Timandra French, a 64-year-old ambulance driver from Margate, said she had just 14 months' notice that she wouldn't get her pension at 60, but instead have to wait until she was 65.
"It makes me feel angry, depressed, put upon," she says.
Ms French says she has struggled to continue in her "physically and emotionally" demanding job, which requires her to carry people up and down stairs as well as heavy bags.
"I'm at the stage now where I'm finding it pretty impossible to continue. I'm struggling," she says.
Ms French calculates that the pension payments she would have received had she retired at 60, would be worth "something like £49,000".

Caledonai14 Wed 05-Jun-19 11:08:12

Thanks Urmstongran.
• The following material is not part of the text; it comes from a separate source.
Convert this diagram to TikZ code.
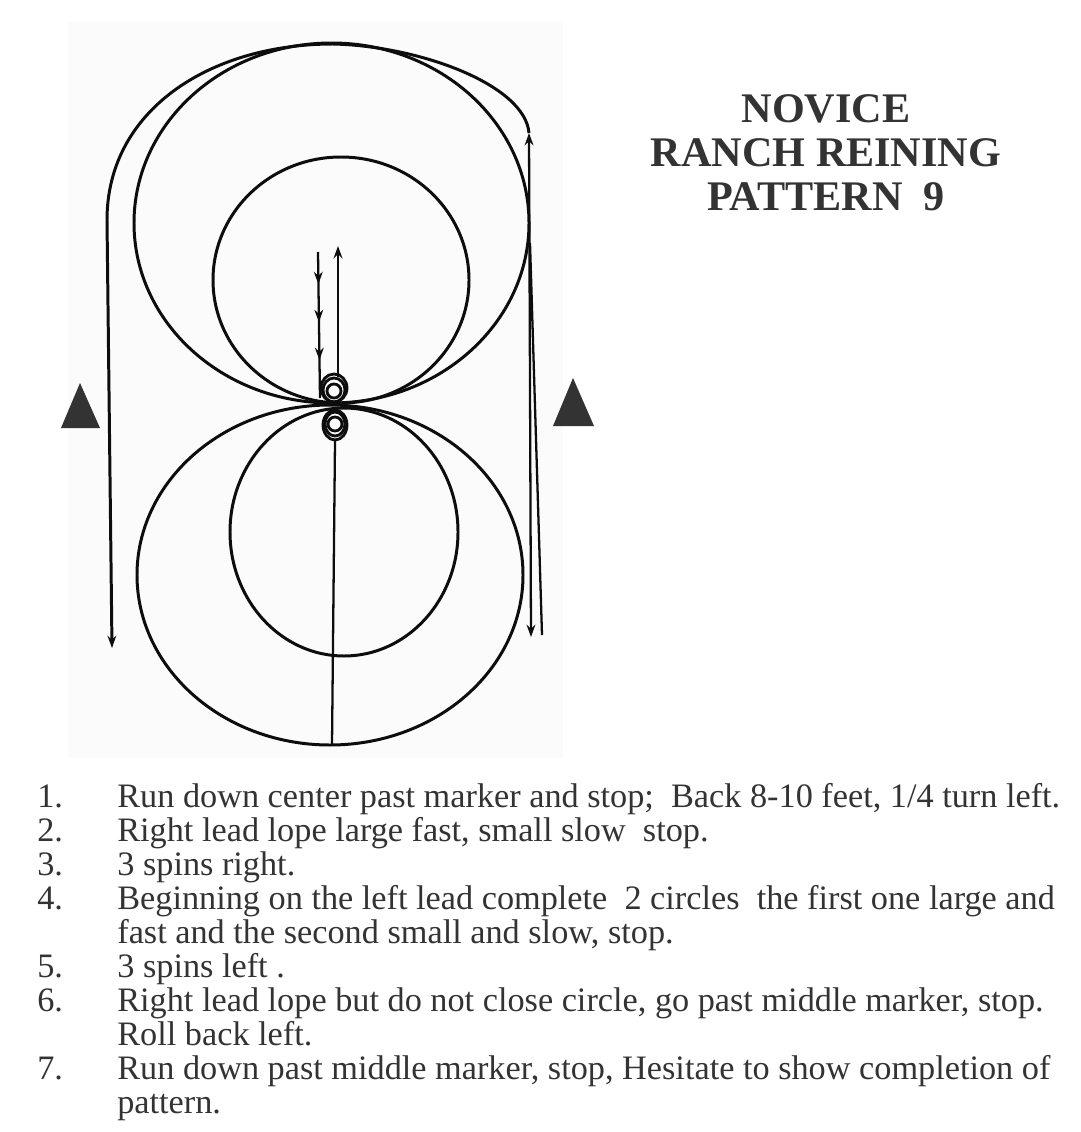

On Radio Scotland they said it would start today, but these things are never precise as they sometimes spend the first day or two setting out who will speak when and doing the paperwork.

Urmstongran Wed 05-Jun-19 09:10:02

I’m keeping an eye out - the case is being heard in the High Court tomorrow 6 June apparently.

Fingers crossed!

Caledonai14 Wed 05-Jun-19 08:29:25

Don't know if this is in elsewhere but I'm glad to see the High Court review of the way the government implemented and speeded up denial of State pensions to women born in the 1950s.

I've always supported having the same retirement age as men, but when I was in my 20s and 30s, all the talk was of making it 63 for both, but that didn't happen.

People slightly older than me had their pension age raised fairly slowly, but former chancellor George Osborne accelerated the rises on top of the insult that many of us didn't get any notification or were given the wrong age for receiving the State Pension.

Getting an accurate forecast is not as easy as they bill it and I have been told the wrong age twice within the past 2 years. I've also got a dispute between HMRC and the DSS about which of them should keep my last year's national insurance contribution and the result is they have it but nobody knows where it is.

Mainly, I'd like to know what the government has been doing with this saving of £40,000/£50,000 per head so far because they are being very quiet about it while many of us are struggling to keep things going while the goalposts are shifted.